DESCRIPTION OF THE TASK:
Only the lines from the top of the listing below to the line that has "agua_cc = 8.87" should be echoed, with both ends kept and pictures left out.
....
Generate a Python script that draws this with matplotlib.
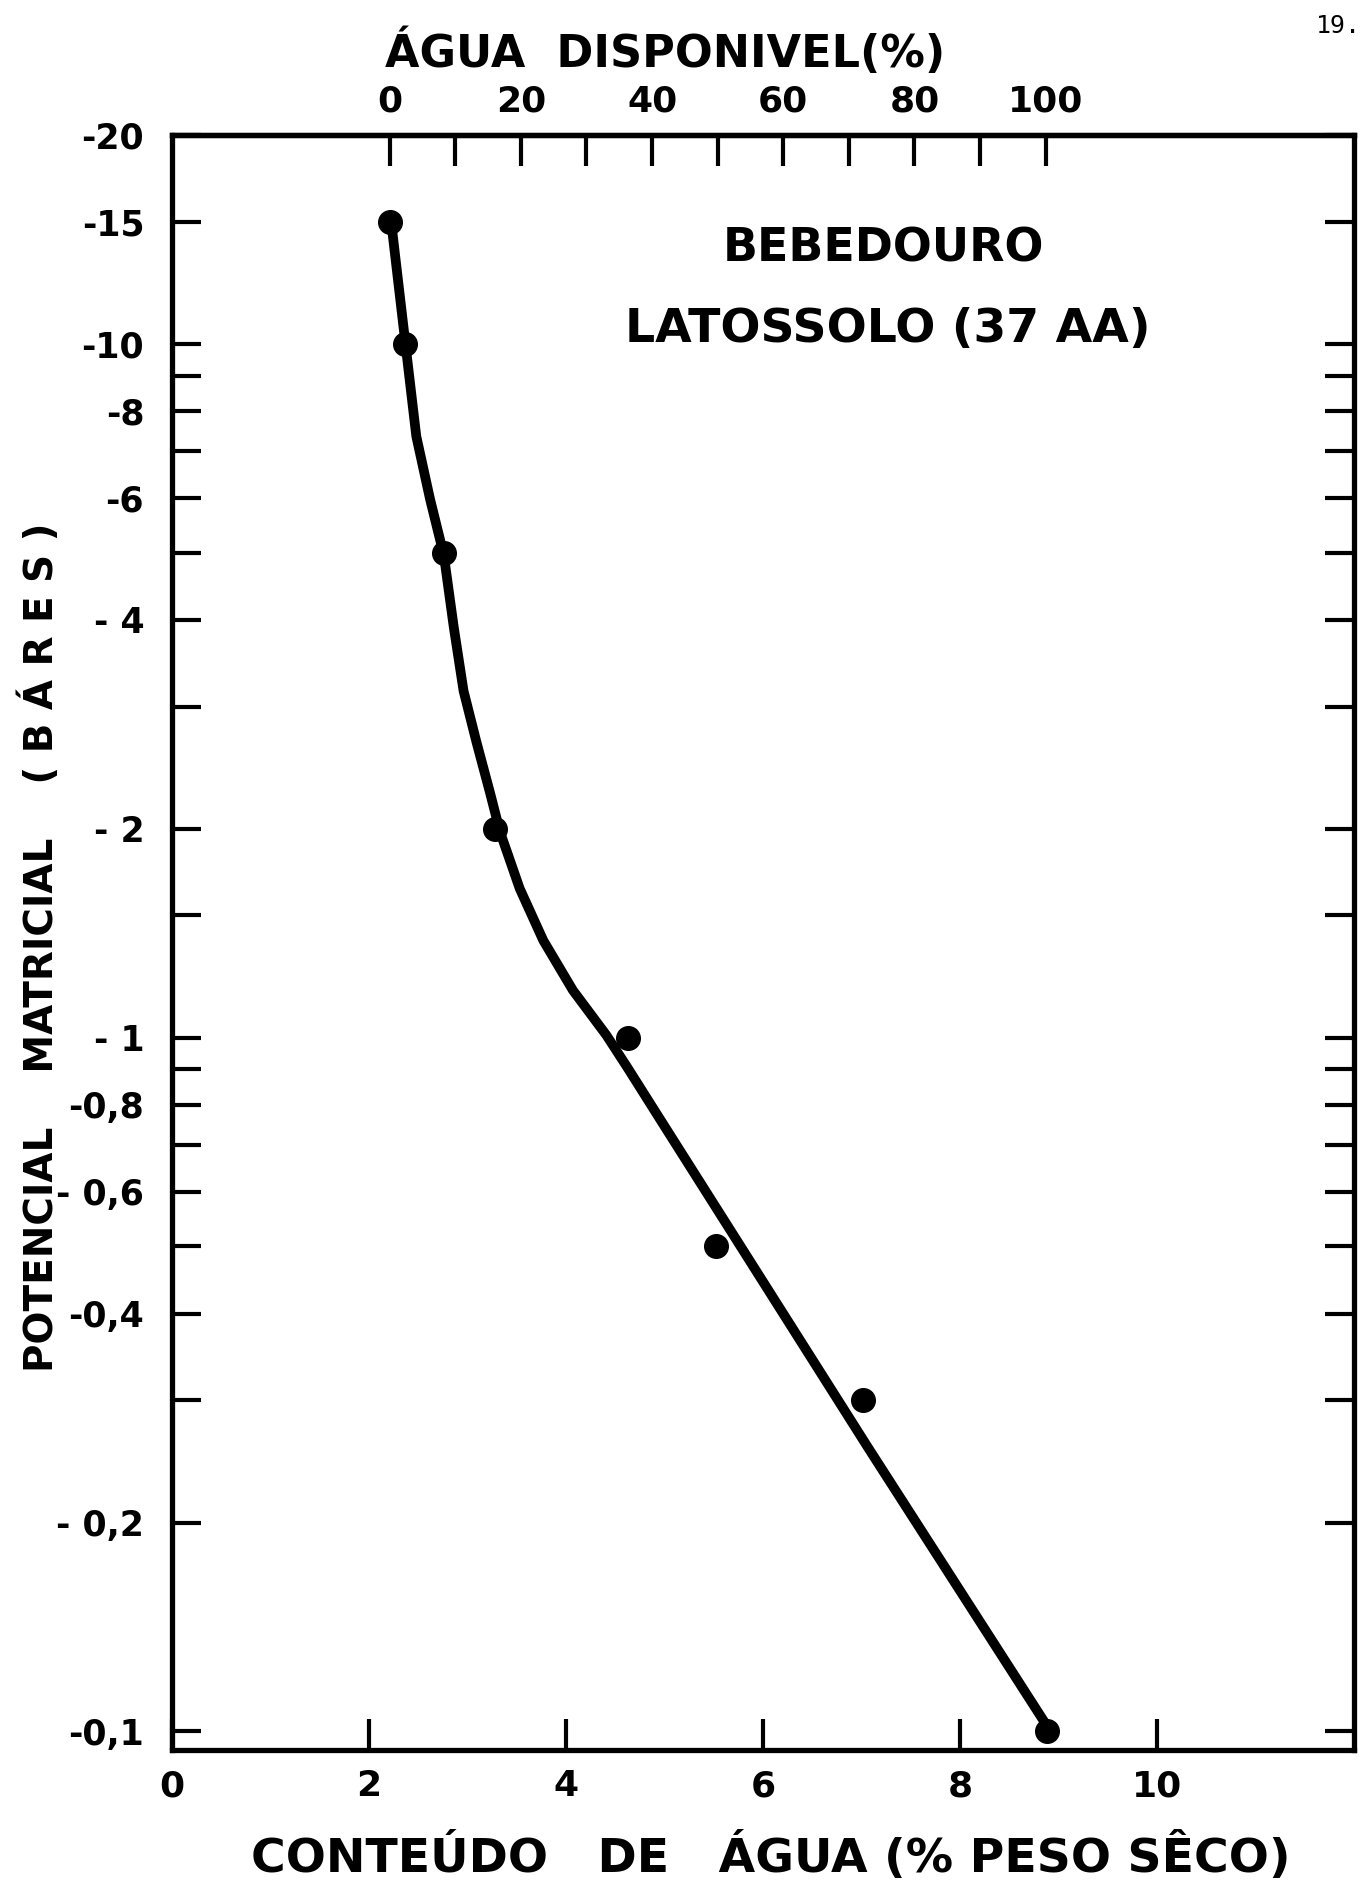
import matplotlib
matplotlib.use("Agg")
import matplotlib.pyplot as plt
from matplotlib.ticker import FixedLocator, NullLocator

# Pontos medidos: conteudo de agua (% peso seco) x potencial matricial (bares, em modulo)
agua = [2.21, 2.37, 2.76, 3.28, 4.63, 5.52, 7.02, 8.88]
potencial = [15, 10, 5, 2, 1, 0.5, 0.3, 0.1]

# Curva tracada a mao
curva_agua = [2.21, 2.23, 2.37, 2.48, 2.62, 2.76, 2.86, 2.96, 3.09, 3.23, 3.33,
              3.53, 3.77, 4.07, 4.41, 4.62, 4.99, 5.35, 7.07, 8.86]
curva_pot = [15.0, 14.8, 10.0, 7.36, 5.97, 4.96, 3.91, 3.16, 2.67, 2.25, 1.98,
             1.64, 1.38, 1.17, 1.008, 0.907, 0.749, 0.622, 0.256, 0.103]

# Agua disponivel: 0% em -15 bares, 100% em -0,1 bar
agua_pmp = 2.21
agua_cc = 8.87

y_ticks = [20, 15, 10, 9, 8, 7, 6, 5, 4, 3, 2, 1.5, 1, 0.9, 0.8, 0.7, 0.6,
           0.5, 0.4, 0.3, 0.2, 0.1]
y_labels = ['-20', '-15', '-10', '', '-8', '', '-6', '', '- 4', '', '- 2', '',
            '- 1', '', '-0,8', '', '- 0,6', '', '-0,4', '', '- 0,2', '-0,1']
x_ticks = [0, 2, 4, 6, 8, 10]
x_labels = ['0', '2', '4', '6', '8', '10']
disp_ticks = [0, 10, 20, 30, 40, 50, 60, 70, 80, 90, 100]
disp_labels = ['0', '', '20', '', '40', '', '60', '', '80', '', '100']

W, H = 1372, 1903
fig = plt.figure(figsize=(W / 100, H / 100), dpi=100)
fig.patch.set_facecolor('white')
ax = fig.add_axes([172 / W, 1 - 1750 / H, (1354 - 172) / W, (1750 - 135) / H])

ax.plot(curva_agua, curva_pot, color='black', linewidth=7,
        solid_capstyle='round', solid_joinstyle='round')
ax.plot(agua, potencial, 'o', color='black', markersize=17)

ax.set_yscale('log')
ax.set_ylim(0.094, 20)
ax.set_xlim(0, 12)

ax.yaxis.set_major_locator(FixedLocator(y_ticks))
ax.yaxis.set_minor_locator(NullLocator())
ax.set_yticklabels(y_labels)
ax.set_xticks(x_ticks)
ax.set_xticklabels(x_labels)

for s in ax.spines.values():
    s.set_linewidth(3.8)

ax.tick_params(axis='y', which='major', direction='in', length=21, width=3,
               left=True, right=True, pad=20, labelsize=25)
ax.tick_params(axis='x', which='major', direction='in', length=22, width=3,
               top=False, pad=14, labelsize=26)
for lbl in ax.get_yticklabels() + ax.get_xticklabels():
    lbl.set_fontweight('bold')


def para_disp(w):
    return (w - agua_pmp) / (agua_cc - agua_pmp) * 100


def de_disp(d):
    return agua_pmp + d / 100 * (agua_cc - agua_pmp)


sec = ax.secondary_xaxis('top', functions=(para_disp, de_disp))
sec.set_xticks(disp_ticks)
sec.set_xticklabels(disp_labels)
sec.tick_params(direction='in', length=22, width=3, pad=12, labelsize=26)
sec.spines['top'].set_linewidth(3.8)
for lbl in sec.get_xticklabels():
    lbl.set_fontweight('bold')

# Textos
fig.text(665 / W, 1 - 52 / H, 'ÁGUA  DISPONIVEL(%)', ha='center', va='center',
         fontsize=32, fontweight='bold')
fig.text(771 / W, 1 - 1858 / H, 'CONTEÚDO   DE   ÁGUA (% PESO SÊCO)',
         ha='center', va='center', fontsize=34, fontweight='bold')
fig.text(40 / W, 1 - 947 / H, 'POTENCIAL    MATRICIAL    ( B Á R E S )',
         ha='center', va='center', rotation=90, fontsize=28, fontweight='bold')
fig.text(883 / W, 1 - 249 / H, 'BEBEDOURO', ha='center', va='center',
         fontsize=33, fontweight='bold')
fig.text(888 / W, 1 - 330 / H, 'LATOSSOLO (37 AA)', ha='center', va='center',
         fontsize=34, fontweight='bold')
fig.text(1338 / W, 1 - 26 / H, '19.', ha='center', va='center', fontsize=18,
         family='DejaVu Sans Mono')

fig.savefig('out.png', dpi=100)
....
WRITTEN SOLUTION:
Generate a Python script that draws this with matplotlib.
import matplotlib
matplotlib.use("Agg")
import matplotlib.pyplot as plt
from matplotlib.ticker import FixedLocator, NullLocator

# Pontos medidos: conteudo de agua (% peso seco) x potencial matricial (bares, em modulo)
agua = [2.21, 2.37, 2.76, 3.28, 4.63, 5.52, 7.02, 8.88]
potencial = [15, 10, 5, 2, 1, 0.5, 0.3, 0.1]

# Curva tracada a mao
curva_agua = [2.21, 2.23, 2.37, 2.48, 2.62, 2.76, 2.86, 2.96, 3.09, 3.23, 3.33,
              3.53, 3.77, 4.07, 4.41, 4.62, 4.99, 5.35, 7.07, 8.86]
curva_pot = [15.0, 14.8, 10.0, 7.36, 5.97, 4.96, 3.91, 3.16, 2.67, 2.25, 1.98,
             1.64, 1.38, 1.17, 1.008, 0.907, 0.749, 0.622, 0.256, 0.103]

# Agua disponivel: 0% em -15 bares, 100% em -0,1 bar
agua_pmp = 2.21
agua_cc = 8.87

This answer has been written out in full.